■ **Request**
Skip the pictures, please, and write out exactly the lines from the opening of the data through the line containing "1-456.7/614, 758/833, (456.7-20.7)/614])".

■ **Data extract**
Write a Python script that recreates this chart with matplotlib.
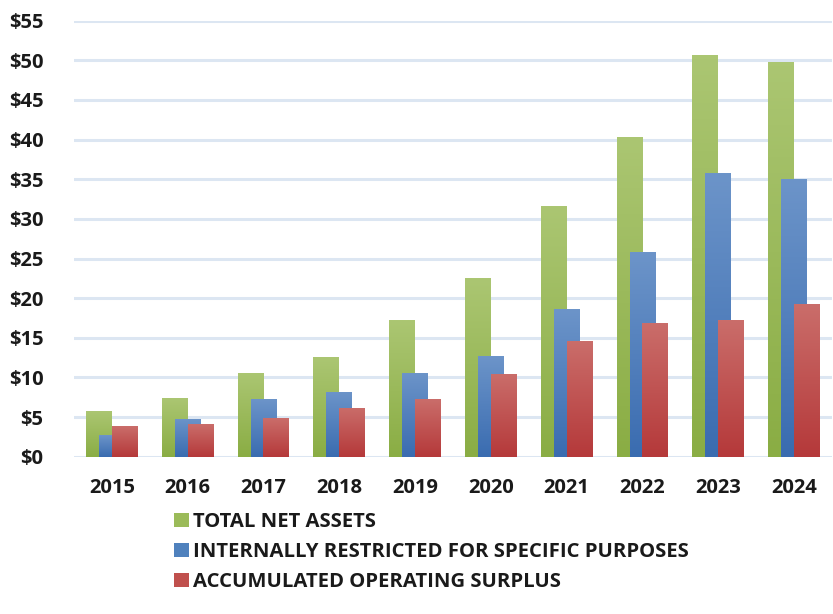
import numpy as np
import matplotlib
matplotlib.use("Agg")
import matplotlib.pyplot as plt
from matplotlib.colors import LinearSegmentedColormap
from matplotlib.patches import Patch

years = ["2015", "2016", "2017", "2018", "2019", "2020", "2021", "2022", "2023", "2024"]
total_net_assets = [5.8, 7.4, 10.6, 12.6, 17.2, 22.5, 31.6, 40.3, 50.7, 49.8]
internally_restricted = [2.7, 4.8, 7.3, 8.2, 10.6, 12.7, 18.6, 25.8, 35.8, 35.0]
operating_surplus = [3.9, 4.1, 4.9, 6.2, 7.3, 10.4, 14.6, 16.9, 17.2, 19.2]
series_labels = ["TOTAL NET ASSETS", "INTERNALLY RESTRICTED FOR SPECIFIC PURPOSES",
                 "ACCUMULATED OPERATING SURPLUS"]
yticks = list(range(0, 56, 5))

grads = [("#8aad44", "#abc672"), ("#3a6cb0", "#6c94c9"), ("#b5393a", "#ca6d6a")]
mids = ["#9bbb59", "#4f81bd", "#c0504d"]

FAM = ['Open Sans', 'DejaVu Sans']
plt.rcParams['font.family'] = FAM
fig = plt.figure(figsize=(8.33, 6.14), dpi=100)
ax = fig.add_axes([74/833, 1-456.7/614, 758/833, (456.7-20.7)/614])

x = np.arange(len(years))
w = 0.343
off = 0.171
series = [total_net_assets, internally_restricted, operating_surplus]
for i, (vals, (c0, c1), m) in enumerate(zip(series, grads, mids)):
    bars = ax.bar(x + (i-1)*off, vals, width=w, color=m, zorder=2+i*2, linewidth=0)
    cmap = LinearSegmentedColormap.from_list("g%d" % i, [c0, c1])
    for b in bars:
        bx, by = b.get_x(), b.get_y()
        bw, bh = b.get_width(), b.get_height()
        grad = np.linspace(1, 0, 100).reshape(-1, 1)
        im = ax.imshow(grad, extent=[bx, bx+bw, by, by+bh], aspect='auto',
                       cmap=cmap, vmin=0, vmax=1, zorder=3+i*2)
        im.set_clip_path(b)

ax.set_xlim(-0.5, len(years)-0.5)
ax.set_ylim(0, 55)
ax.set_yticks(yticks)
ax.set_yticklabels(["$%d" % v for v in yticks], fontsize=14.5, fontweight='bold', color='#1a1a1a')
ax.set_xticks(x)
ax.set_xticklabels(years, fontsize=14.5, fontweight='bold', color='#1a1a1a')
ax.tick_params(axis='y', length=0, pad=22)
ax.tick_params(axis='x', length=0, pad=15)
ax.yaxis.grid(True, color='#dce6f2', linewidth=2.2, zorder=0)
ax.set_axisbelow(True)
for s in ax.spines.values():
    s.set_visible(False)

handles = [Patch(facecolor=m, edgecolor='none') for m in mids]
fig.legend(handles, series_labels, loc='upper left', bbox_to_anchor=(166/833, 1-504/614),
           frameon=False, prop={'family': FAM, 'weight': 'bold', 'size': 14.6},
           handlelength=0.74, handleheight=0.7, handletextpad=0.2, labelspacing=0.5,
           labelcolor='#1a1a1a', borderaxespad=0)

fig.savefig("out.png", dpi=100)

■ **The response**
Write a Python script that recreates this chart with matplotlib.
import numpy as np
import matplotlib
matplotlib.use("Agg")
import matplotlib.pyplot as plt
from matplotlib.colors import LinearSegmentedColormap
from matplotlib.patches import Patch

years = ["2015", "2016", "2017", "2018", "2019", "2020", "2021", "2022", "2023", "2024"]
total_net_assets = [5.8, 7.4, 10.6, 12.6, 17.2, 22.5, 31.6, 40.3, 50.7, 49.8]
internally_restricted = [2.7, 4.8, 7.3, 8.2, 10.6, 12.7, 18.6, 25.8, 35.8, 35.0]
operating_surplus = [3.9, 4.1, 4.9, 6.2, 7.3, 10.4, 14.6, 16.9, 17.2, 19.2]
series_labels = ["TOTAL NET ASSETS", "INTERNALLY RESTRICTED FOR SPECIFIC PURPOSES",
                 "ACCUMULATED OPERATING SURPLUS"]
yticks = list(range(0, 56, 5))

grads = [("#8aad44", "#abc672"), ("#3a6cb0", "#6c94c9"), ("#b5393a", "#ca6d6a")]
mids = ["#9bbb59", "#4f81bd", "#c0504d"]

FAM = ['Open Sans', 'DejaVu Sans']
plt.rcParams['font.family'] = FAM
fig = plt.figure(figsize=(8.33, 6.14), dpi=100)
ax = fig.add_axes([74/833, 1-456.7/614, 758/833, (456.7-20.7)/614])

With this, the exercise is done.